The excitement is definitely mounting. On Monday morning, September 12, volunteers began the initial excavation work around the site of the new kids’ playground. They will be on site all this week.

Trucks, a back-hoe, an excavator and folks carrying picks and shovels began clearing top soil and preparing Earl Baker Park for the arrival of the highly anticipated new playground equipment, which is being shipped in on September 22.

The actual construction date is September 24.

“The excavator is digging out the area on a grade to ensure drainage,” said Jack Barkley, member of the Playground Committee. “Once that is done, we must dig holes for each of the poles which will support the play equipment. Cement is poured into the 12 inch sauna tubes to firmly anchor the poles which hold up the projects. The equipment will be firmly supported and safe.”

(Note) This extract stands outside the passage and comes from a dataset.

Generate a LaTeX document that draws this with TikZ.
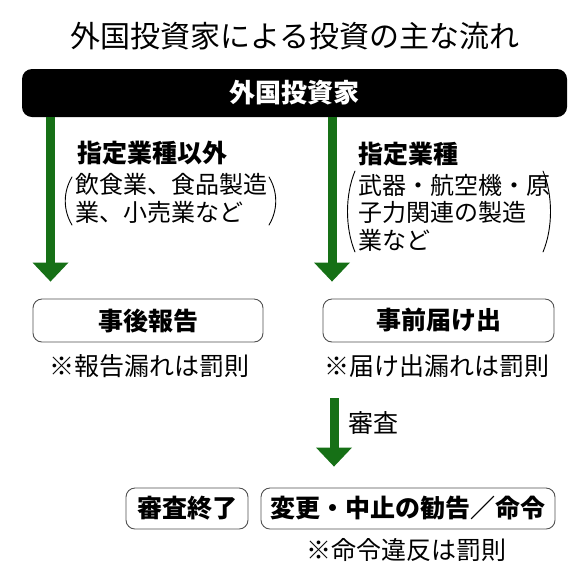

Barkley had much praise for all the volunteers turning out to help with the ground clearing, and especially for Les Cruickshank who “was instrumental in arranging for the equipment and digging.”

The old playground equipment had to be completely dismantled and will be reassembled north of the site later on.

Barkley, whom Les describes as site “manager” for the dig, had about seven volunteers with him.

“We are also going to need strong volunteers on September 22 to unload the new equipment, but each volunteer must be able to lift 100 pounds of weight to work that day,” Barkley said.